Norah Neilson Gray portretteerde het jongetje met de sinaasappels na een verschuiving in haar blik. In het begin van haar carrière maakte ze deel uit van de Glasgow Girls, een art nouveau groepering van vrouwelijke kunstenaars aan het begin van de twintigste eeuw in.
Na de Eerste Wereldoorlog liet Gray de voorschriften van die beweging los en wijdde ze zich aan portretkunst. Haar ervaringen als verpleegkundige in een veldhospitaal in Luik hadden haar interesse in symbolen en lijnen verruild voor een zoektocht naar de ‘essentie’ van de mensen – vaak vrouwen en kinderen – die ze schilderde. Die ‘essentie’ lag in haar nadruk op de verscholen binnenwereld van haar onderwerpen, in het vermoeden, maar ook in haar opvattingen rond kleur. Op de St.

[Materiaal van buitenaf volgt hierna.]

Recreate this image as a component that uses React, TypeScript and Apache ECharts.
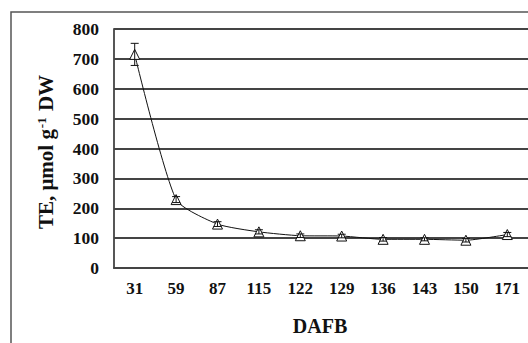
import React, { useEffect, useRef } from "react";
import * as echarts from "echarts";

const categories = ["31", "59", "87", "115", "122", "129", "136", "143", "150", "171"];
const teValues = [715, 229, 147, 121, 108, 107, 96, 96, 93, 112];
const teErrors = [37, 10, 8, 7, 6, 6, 6, 5, 6, 7];
const yTicks = [0, 100, 200, 300, 400, 500, 600, 700, 800];

export default function App() {
  const ref = useRef<HTMLDivElement>(null);
  useEffect(() => {
    document.body.style.margin = "0";
    const chart = echarts.init(ref.current!, null, { renderer: "svg" });
    const font = "'Liberation Serif', 'Times New Roman', serif";
    const errData = categories.map((_, i) => [i, teValues[i] - teErrors[i], teValues[i] + teErrors[i]]);
    chart.setOption({
      animation: false,
      backgroundColor: "#ffffff",
      grid: { left: 114, top: 29, width: 416, height: 239, containLabel: false },
      xAxis: {
        type: "category",
        data: categories,
        boundaryGap: true,
        axisLine: { show: true, lineStyle: { color: "#444", width: 1.8 } },
        axisTick: { show: false },
        axisLabel: { color: "#111", fontFamily: font, fontWeight: "bold", fontSize: 17, margin: 12 },
        splitLine: { show: false },
      },
      yAxis: {
        type: "value",
        min: yTicks[0],
        max: yTicks[yTicks.length - 1],
        interval: 100,
        axisLine: { show: true, lineStyle: { color: "#444", width: 1.8 } },
        axisTick: { show: false },
        axisLabel: { color: "#111", fontFamily: font, fontWeight: "bold", fontSize: 17.5, margin: 15 },
        splitLine: { show: true, lineStyle: { color: "#444", width: 1.8 } },
      },
      graphic: [
        {
          type: "rect",
          shape: { x: 11, y: 12, width: 700, height: 500 },
          style: { fill: "none", stroke: "#555", lineWidth: 1.5 },
          silent: true,
        },
        {
          type: "text",
          x: 46,
          y: 152,
          rotation: Math.PI / 2,
          style: {
            text: "TE, μmol g{sup|-1} DW",
            fontFamily: font,
            fontWeight: "bold",
            fontSize: 21,
            fill: "#111",
            align: "center",
            verticalAlign: "middle",
            rich: {
              sup: { fontFamily: font, fontWeight: "bold", fontSize: 13, fill: "#111", verticalAlign: "top", padding: [0, 1, 9, 1] },
            },
          },
        },
        {
          type: "text",
          x: 320,
          y: 326,
          style: {
            text: "DAFB",
            fontFamily: font,
            fontWeight: "bold",
            fontSize: 20,
            fill: "#111",
            align: "center",
            verticalAlign: "middle",
          },
        },
      ],
      series: [
        {
          type: "line",
          data: teValues,
          smooth: 0.2,
          symbol: "triangle",
          symbolSize: 10,
          lineStyle: { color: "#111", width: 1 },
          itemStyle: { color: "#ffffff", borderColor: "#111", borderWidth: 1 },
          z: 3,
        },
        {
          type: "custom",
          data: errData,
          z: 4,
          renderItem: (params: any, api: any) => {
            const x = api.value(0);
            const lo = api.coord([x, api.value(1)]);
            const hi = api.coord([x, api.value(2)]);
            const hw = 4;
            const style = { stroke: "#111", lineWidth: 1 };
            return {
              type: "group",
              children: [
                { type: "line", shape: { x1: lo[0], y1: lo[1], x2: hi[0], y2: hi[1] }, style },
                { type: "line", shape: { x1: lo[0] - hw, y1: lo[1], x2: lo[0] + hw, y2: lo[1] }, style },
                { type: "line", shape: { x1: hi[0] - hw, y1: hi[1], x2: hi[0] + hw, y2: hi[1] }, style },
              ],
            };
          },
        },
      ],
    });
    return () => chart.dispose();
  }, []);
  return <div ref={ref} style={{ width: 528, height: 343 }} />;
}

Columba’s School for Girls in het Schotse dorpje Kilmacolm, waar Gray les gaf, kreeg ze de bijnaam ‘de Paarse Vlek’, omdat ze er volhardend van overtuigd was dat je in de schaduw kleuren kon zien als je maar goed genoeg keek.
Wie enkel donkerte ziet, heeft niet goed genoeg gekeken, dat weet jij als geen ander. Vlekken maken. Met mededogen. En jezelf niet te serieus nemen. Een deel van Bakhtins ideeën zou overigens verloren zijn gegaan, omdat hij papier uit zijn notitieboekje scheurde om er sigaretten mee te rollen.
Van harte gefeliciteerd met de Johannes Vermeerprijs, lieve Arnon.